There is plenty of complaint about the Sanitary System of Manila, there are plenty of people to complain about what is being done, but there is no small organized body of Filipinos whose paramount interest in life is fixed upon sanitation and health, and who make it their thankless task to harry the department and to preach ceaselessly at the unthinking public till they get what they want. The legislators of the Philippines are gentlemen born, men educated in conformity to the ideals of education in aristocratic countries, but unfortunately they have not had, owing to the political conditions which have prevailed here, the practical experience of an aristocratic body in other lands. In Mrs.
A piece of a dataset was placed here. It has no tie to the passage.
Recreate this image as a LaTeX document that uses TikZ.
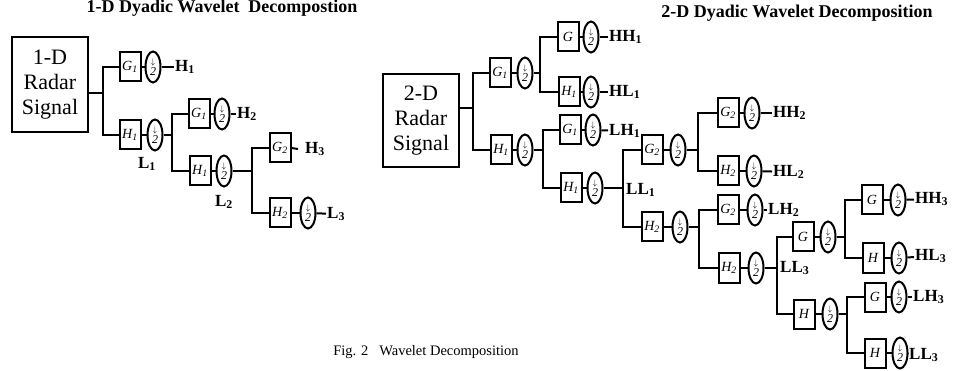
\documentclass[tikz,border=0pt]{standalone}
\usepackage{fontspec}
\setmainfont{Liberation Serif}
\usetikzlibrary{shapes.geometric}
\newcommand\dsym{{\fontsize{12}{12}\selectfont$\stackrel{\scriptstyle\downarrow}{\mathit{2}}$}}
\tikzset{
  wire/.style={line width=2pt},
  filt/.style={draw, line width=2pt, rectangle, minimum width=21pt, minimum height=29pt, inner sep=0pt, font=\fontsize{14}{14}\selectfont\itshape},
  dwn/.style={draw, line width=2pt, ellipse, minimum width=15pt, minimum height=31pt, inner sep=0pt},
  outlbl/.style={font=\fontsize{17}{17}\selectfont\bfseries, inner sep=1pt, anchor=west},
  freelbl/.style={font=\fontsize{17}{17}\selectfont\bfseries, inner sep=1pt},
  sig/.style={draw, line width=2pt, rectangle, align=center, minimum width=76pt, inner sep=0pt, font=\fontsize{22}{25}\selectfont},
  ttl/.style={font=\fontsize{18}{18}\selectfont\bfseries, inner sep=0pt},
  capt/.style={font=\fontsize{14.5}{14.5}\selectfont, inner sep=0pt}
}
\begin{document}
\begin{tikzpicture}[x=1pt,y=-1pt]
\useasboundingbox (0,0) rectangle (955,371);
% titles
\node[ttl] (t1) at (222,8) {1-D Dyadic Wavelet\ \ Decompostion};
\node[ttl] (t2) at (797,13) {2-D Dyadic Wavelet Decomposition};
\node[capt] (cap) at (426,352) {Fig. 2\ \ \ Wavelet Decomposition};

% ---------------- 1-D ----------------
\node[sig, minimum height=95pt] (s1) at (50,84.5) {1-D\\Radar\\Signal};
\coordinate (j1) at (103,93);
\node[filt] (a1) at (130,67) {G\textsubscript{1}};
\node[dwn] (a1d) at (153,67) {\dsym};
\node[outlbl] (a1o) at (174,67) {H\textsubscript{1}};
\node[filt] (b1) at (130,135) {H\textsubscript{1}};
\node[dwn] (b1d) at (155,135) {\dsym};
\coordinate (j2) at (172,135);
\node[freelbl] (l1) at (147,164) {L\textsubscript{1}};
\node[filt] (c1) at (199,114) {G\textsubscript{1}};
\node[dwn] (c1d) at (222,114) {\dsym};
\node[outlbl] (c1o) at (236,114) {H\textsubscript{2}};
\node[filt] (d1) at (200,171) {H\textsubscript{1}};
\node[dwn] (d1d) at (224,171) {\dsym};
\coordinate (j3) at (252,171);
\node[freelbl] (l2) at (224,202) {L\textsubscript{2}};
\node[filt] (e1) at (280,148) {G\textsubscript{2}};
\node[outlbl] (e1o) at (304,149) {H\textsubscript{3}};
\node[filt] (f1) at (280,213) {H\textsubscript{2}};
\node[dwn] (f1d) at (308,213) {\dsym};
\node[outlbl] (f1o) at (326,214) {L\textsubscript{3}};

\draw[wire] (s1.east |- j1) -- (j1);
\draw[wire] (a1.west) -| (j1) |- (b1.west);
\draw[wire] (a1) -- (a1d);
\draw[wire] (a1d) -- (a1o);
\draw[wire] (b1) -- (b1d);
\draw[wire] (b1d) -- (j2);
\draw[wire] (c1.west) -| (j2) |- (d1.west);
\draw[wire] (c1) -- (c1d);
\draw[wire] (c1d) -- (c1o);
\draw[wire] (d1) -- (d1d);
\draw[wire] (d1d) -- (j3);
\draw[wire] (e1.west) -| (j3) |- (f1.west);
\draw[wire] (e1.east) -- ([xshift=-6pt]e1o.west);
\draw[wire] (f1) -- (f1d);
\draw[wire] (f1d) -- (f1o);

% ---------------- 2-D ----------------
\node[sig, minimum height=93pt] (s2) at (421,120.5) {2-D\\Radar\\Signal};
\coordinate (r1) at (473,108);
\node[filt] (p1) at (500,73) {G\textsubscript{1}};
\node[dwn] (p1d) at (525,73) {\dsym};
\coordinate (r2) at (540,73);
\node[filt] (q1) at (568,37) {G};
\node[dwn] (q1d) at (591,37) {\dsym};
\node[outlbl] (q1o) at (608,37) {HH\textsubscript{1}};
\node[filt] (q2) at (569,92) {H\textsubscript{1}};
\node[dwn] (q2d) at (591,92) {\dsym};
\node[outlbl] (q2o) at (608,92) {HL\textsubscript{1}};
\node[filt] (p2) at (501,150) {H\textsubscript{1}};
\node[dwn] (p2d) at (525,150) {\dsym};
\coordinate (r3) at (543,150);
\node[filt] (q3) at (570,130) {G\textsubscript{1}};
\node[dwn] (q3d) at (593,130) {\dsym};
\node[outlbl] (q3o) at (608,131) {LH\textsubscript{1}};
\node[filt] (q4) at (571,188) {H\textsubscript{1}};
\node[dwn] (q4d) at (595,188) {\dsym};
\coordinate (r4) at (623,188);
\node[outlbl] (ll1) at (625,190) {LL\textsubscript{1}};
\node[filt] (u1) at (652,150) {G\textsubscript{2}};
\node[dwn] (u1d) at (678,150) {\dsym};
\coordinate (r5) at (698,150);
\node[filt] (v1) at (728,113) {G\textsubscript{2}};
\node[dwn] (v1d) at (752,113) {\dsym};
\node[outlbl] (v1o) at (772,113) {HH\textsubscript{2}};
\node[filt] (v2) at (728,171) {H\textsubscript{2}};
\node[dwn] (v2d) at (754,171) {\dsym};
\node[outlbl] (v2o) at (772,172) {HL\textsubscript{2}};
\node[filt] (u2) at (652,227) {H\textsubscript{2}};
\node[dwn] (u2d) at (680,227) {\dsym};
\coordinate (r6) at (699,227);
\node[filt] (w1) at (728,210) {G\textsubscript{2}};
\node[dwn] (w1d) at (755,210) {\dsym};
\node[outlbl] (w1o) at (767,210) {LH\textsubscript{2}};
\node[filt] (w2) at (729,268) {H\textsubscript{2}};
\node[dwn] (w2d) at (756,268) {\dsym};
\coordinate (r7) at (777,268);
\node[outlbl] (ll3a) at (779,268) {LL\textsubscript{3}};
\node[filt] (x1) at (803,237) {G};
\node[dwn] (x1d) at (828,237) {\dsym};
\coordinate (r8) at (845,237);
\node[filt] (y1) at (872,200) {G};
\node[dwn] (y1d) at (898,200) {\dsym};
\node[outlbl] (y1o) at (914,199) {HH\textsubscript{3}};
\node[filt] (y2) at (873,258) {H};
\node[dwn] (y2d) at (899,258) {\dsym};
\node[outlbl] (y2o) at (914,256) {HL\textsubscript{3}};
\node[filt] (x2) at (804,314) {H};
\node[dwn] (x2d) at (830,314) {\dsym};
\coordinate (r9) at (847,314);
\node[filt] (y3) at (875,297) {G};
\node[dwn] (y3d) at (899,297) {\dsym};
\node[outlbl] (y3o) at (912,297) {LH\textsubscript{3}};
\node[filt] (y4) at (875,353) {H};
\node[dwn] (y4d) at (900,353) {\dsym};
\node[outlbl] (y4o) at (908,355) {LL\textsubscript{3}};

\draw[wire] (s2.east |- r1) -- (r1);
\draw[wire] (p1.west) -| (r1) |- (p2.west);
\draw[wire] (p1) -- (p1d);
\draw[wire] (p1d) -- (r2);
\draw[wire] (q1.west) -| (r2) |- (q2.west);
\draw[wire] (q1) -- (q1d);
\draw[wire] (q1d) -- (q1o);
\draw[wire] (q2) -- (q2d);
\draw[wire] (q2d) -- (q2o);
\draw[wire] (p2) -- (p2d);
\draw[wire] (p2d) -- (r3);
\draw[wire] (q3.west) -| (r3) |- (q4.west);
\draw[wire] (q3) -- (q3d);
\draw[wire] (q3d) -- (q3o);
\draw[wire] (q4) -- (q4d);
\draw[wire] (q4d) -- (r4);
\draw[wire] (u1.west) -| (r4) |- (u2.west);
\draw[wire] (u1) -- (u1d);
\draw[wire] (u1d) -- (r5);
\draw[wire] (v1.west) -| (r5) |- (v2.west);
\draw[wire] (v1) -- (v1d);
\draw[wire] (v1d) -- (v1o);
\draw[wire] (v2) -- (v2d);
\draw[wire] (v2d) -- (v2o);
\draw[wire] (u2) -- (u2d);
\draw[wire] (u2d) -- (r6);
\draw[wire] (w1.west) -| (r6) |- (w2.west);
\draw[wire] (w1) -- (w1d);
\draw[wire] (w1d) -- (w1o);
\draw[wire] (w2) -- (w2d);
\draw[wire] (w2d) -- (r7);
\draw[wire] (x1.west) -| (r7) |- (x2.west);
\draw[wire] (x1) -- (x1d);
\draw[wire] (x1d) -- (r8);
\draw[wire] (y1.west) -| (r8) |- (y2.west);
\draw[wire] (y1) -- (y1d);
\draw[wire] (y1d) -- (y1o);
\draw[wire] (y2) -- (y2d);
\draw[wire] (y2d) -- (y2o);
\draw[wire] (x2) -- (x2d);
\draw[wire] (x2d) -- (r9);
\draw[wire] (y3.west) -| (r9) |- (y4.west);
\draw[wire] (y3) -- (y3d);
\draw[wire] (y3d) -- (y3o);
\draw[wire] (y4) -- (y4d);
\draw[wire] (y4d) -- (y4o);
\end{tikzpicture}
\end{document}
Ward’s “William Ashe” there is an analysis of a gouty and rather stupid old statesman, who is so exactly a summary of what a Filipino statesman is not that I cannot forbear quoting it here:
“He possessed that narrow, but still most serviceable fund of human experience which the English land-owner, while our English tradition subsists, can hardly escape if he will. As guardsman, volunteer, magistrate, lord lieutenant, member (for the sake of his name and his acres) of various important commissions, as military attaché even for a short time to an important embassy, he had acquired, by mere living, that for which his intellectual betters had often envied him—a certain shrewdness, a certain instinct both for men and affairs which were often of more service to him than finer brains to other persons.”
The only large practical experience which Filipino leaders have enjoyed has come through their being land-owners and agriculturists. But agriculture has not been competitive; and when the land-owning class travelled, it was chiefly in Spain, which can hardly be called a progressive agricultural country. Of men of the artisan class who have worked their way up by their own efforts from ignorance to education, from poverty to riches; of men who have had any large available experience in manual labor or in specialised industries, the present Assembly feels the lack. The Filipino leaders are a body of polished gentlemen, more versed in law than in anything else, with varying side lines of dilettante tastes in numerous directions.